Work to complete —
Gather every line in the records below that contains the word "React".
──────── Provided records ────────
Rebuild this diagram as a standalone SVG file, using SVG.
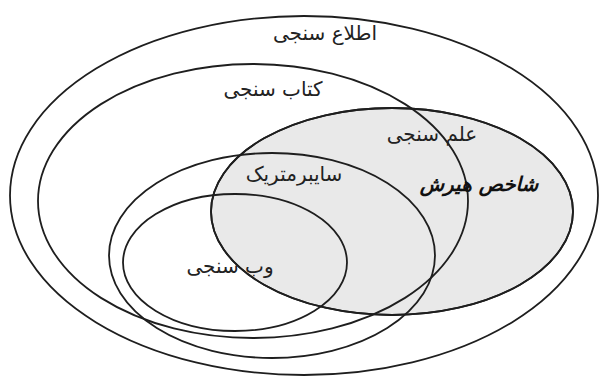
<svg xmlns="http://www.w3.org/2000/svg" width="599" height="376" viewBox="0 0 599 376">
<style>
.e{fill:none;stroke:#1e1e1e;stroke-width:1.8}
.g{fill:#e9e9e9;stroke:#1e1e1e;stroke-width:1.8}
.t{font-family:"DejaVu Sans",sans-serif;font-size:20px;fill:#222;text-anchor:middle;direction:rtl}
.b{font-weight:bold;font-style:italic;font-size:20px;fill:#111}
</style>
<rect width="599" height="376" fill="#fff"/>
<g id="scientometrics-fill">
<ellipse class="g" cx="392" cy="211.5" rx="181" ry="103.5"/>
</g>
<g id="informetrics">
<ellipse class="e" cx="304" cy="195.5" rx="294" ry="179.5"/>
<text class="t" x="325" y="40">اطلاع سنجی</text>
</g>
<g id="bibliometrics">
<ellipse class="e" cx="253" cy="201" rx="215" ry="137"/>
<text class="t" x="273" y="96">کتاب سنجی</text>
</g>
<g id="scientometrics">
<ellipse class="e" cx="392" cy="211.5" rx="181" ry="103.5"/>
<text class="t" x="432" y="141">علم سنجی</text>
<text class="t b" x="479" y="191">شاخص هیرش</text>
</g>
<g id="cybermetrics">
<ellipse class="e" cx="272" cy="255.5" rx="163" ry="102.5"/>
<text class="t" x="294" y="181">سایبرمتریک</text>
</g>
<g id="webometrics">
<ellipse class="e" cx="235" cy="262.5" rx="112" ry="68.5"/>
<text class="t" x="230" y="273">وب سنجی</text>
</g>
</svg>
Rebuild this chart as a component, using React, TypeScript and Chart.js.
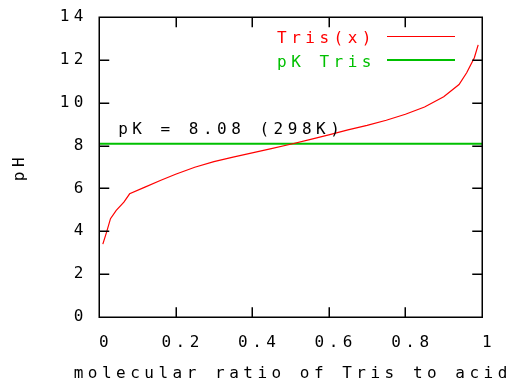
import React, { useEffect, useRef } from "react";
import { Chart, registerables } from "chart.js";

Chart.register(...registerables);

// molecular ratio of Tris to acid (x) and resulting pH (y)
const ratios = [0.01, 0.02, 0.03, 0.045, 0.065, 0.08, 0.12, 0.16, 0.2, 0.25, 0.3, 0.35, 0.4, 0.45, 0.5, 0.55, 0.6, 0.65, 0.7, 0.75, 0.8, 0.85, 0.9, 0.94, 0.96, 0.98, 0.99];
const phValues = [3.4, 3.97, 4.59, 4.98, 5.36, 5.75, 6.06, 6.37, 6.66, 6.99, 7.25, 7.46, 7.66, 7.86, 8.06, 8.28, 8.5, 8.73, 8.94, 9.18, 9.46, 9.8, 10.28, 10.85, 11.4, 12.1, 12.7];
const pkValue = 8.08;
const pkRange = [0, 1];
const seriesLabels = ["Tris(x)", "pK Tris"];
const pkLabel = "pK = 8.08 (298K)";
const xTitle = "molecular ratio of Tris to acid";
const yTitle = "pH";

const FAMILY = "'DejaVu Sans Mono', monospace";
const FONT_SIZE = 16;
const SP = 4.5;
const SPACING = `${SP}px`;
const RED = "#ff0000";
const GREEN = "#00c000";

const framePlugin = {
  id: "gnuplotFrame",
  beforeDraw(chart: any) {
    chart.ctx.letterSpacing = SPACING;
  },
  afterDraw(chart: any) {
    const ctx = chart.ctx as CanvasRenderingContext2D;
    const { left, right, top, bottom } = chart.chartArea;
    const xs = chart.scales.x;
    const ys = chart.scales.y;
    ctx.save();
    ctx.strokeStyle = "#000";
    ctx.lineWidth = 1.5;
    const L = Math.round(left) + 0.25;
    const R = Math.round(right) + 0.25;
    const T = Math.round(top) + 0.25;
    const B = Math.round(bottom) + 0.25;
    ctx.beginPath();
    ctx.rect(L, T, R - L, B - T);
    // inward ticks
    const tl = 10;
    xs.ticks.forEach((t: any) => {
      const px = Math.round(xs.getPixelForValue(t.value)) + 0.25;
      ctx.moveTo(px, B);
      ctx.lineTo(px, B - tl);
      ctx.moveTo(px, T);
      ctx.lineTo(px, T + tl);
    });
    ys.ticks.forEach((t: any) => {
      const py = Math.round(ys.getPixelForValue(t.value)) + 0.25;
      ctx.moveTo(L, py);
      ctx.lineTo(L + tl, py);
      ctx.moveTo(R, py);
      ctx.lineTo(R - tl, py);
    });
    ctx.stroke();

    ctx.font = `${FONT_SIZE}px ${FAMILY}`;
    (ctx as any).letterSpacing = SPACING;
    ctx.textBaseline = "alphabetic";

    // legend
    ctx.textAlign = "right";
    const colors = [RED, GREEN];
    const rowsY = [43, 66.5];
    const lineYs = [36.5, 60];
    seriesLabels.forEach((lab, i) => {
      ctx.fillStyle = colors[i];
      ctx.fillText(lab, right - 106, rowsY[i]);
      ctx.strokeStyle = colors[i];
      ctx.lineWidth = i === 0 ? 1 : 2;
      ctx.beginPath();
      ctx.moveTo(right - 95, lineYs[i]);
      ctx.lineTo(right - 27, lineYs[i]);
      ctx.stroke();
    });

    // pK label
    ctx.fillStyle = "#000";
    ctx.textAlign = "left";
    ctx.fillText(pkLabel, xs.getPixelForValue(0.05), ys.getPixelForValue(pkValue) - 10);

    // x axis title (drawn here so it is not squeezed to the axis width)
    const w = ctx.measureText(xTitle).width - SP;
    ctx.fillText(xTitle, (left + right) / 2 - w / 2, 378);
    ctx.restore();
  },
};

const fmt = (v: any) => `${+Number(v).toFixed(2)}`;

export default function App() {
  const ref = useRef<HTMLCanvasElement>(null);
  useEffect(() => {
    document.body.style.margin = "0";
    const font = { family: FAMILY, size: FONT_SIZE };
    const chart = new Chart(ref.current!, {
      type: "scatter",
      data: {
        datasets: [
          {
            label: seriesLabels[0],
            data: ratios.map((x, i) => ({ x, y: phValues[i] })),
            showLine: true,
            borderColor: RED,
            backgroundColor: RED,
            borderWidth: 1.2,
            pointRadius: 0,
          },
          {
            label: seriesLabels[1],
            data: pkRange.map((x) => ({ x, y: pkValue })),
            showLine: true,
            borderColor: GREEN,
            backgroundColor: GREEN,
            borderWidth: 2,
            pointRadius: 0,
          },
        ],
      },
      options: {
        animation: false,
        responsive: false,
        layout: { padding: { left: 0, top: 17, right: 27, bottom: 0 } },
        plugins: { legend: { display: false }, tooltip: { enabled: false } },
        scales: {
          x: {
            type: "linear",
            min: 0,
            max: 1,
            grid: { display: false },
            border: { display: false },
            ticks: { stepSize: 0.2, font, color: "#000", padding: 8, labelOffset: 7, maxRotation: 0, autoSkip: false, callback: fmt },
            title: { display: false },
            afterFit: (s: any) => {
              s.height = 63;
              s.paddingLeft = 0;
              s.paddingRight = 0;
            },
          },
          y: {
            type: "linear",
            min: 0,
            max: 14,
            grid: { display: false },
            border: { display: false },
            ticks: { stepSize: 2, font, color: "#000", padding: 3, autoSkip: false, callback: fmt },
            title: { display: true, text: yTitle, font, color: "#000", padding: { top: 10, bottom: 0 } },
            afterFit: (s: any) => {
              s.width = 99;
              s.paddingTop = 0;
              s.paddingBottom = 0;
            },
          },
        },
      },
      plugins: [framePlugin],
    } as any);
    return () => chart.destroy();
  }, []);
  return (
    <div style={{ position: "absolute", left: 0, top: 0, width: 509, height: 380, background: "#fff" }}>
      <canvas ref={ref} width={509} height={380} />
    </div>
  );
}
────────
Reply —
Rebuild this chart as a component, using React, TypeScript and Chart.js.
import React, { useEffect, useRef } from "react";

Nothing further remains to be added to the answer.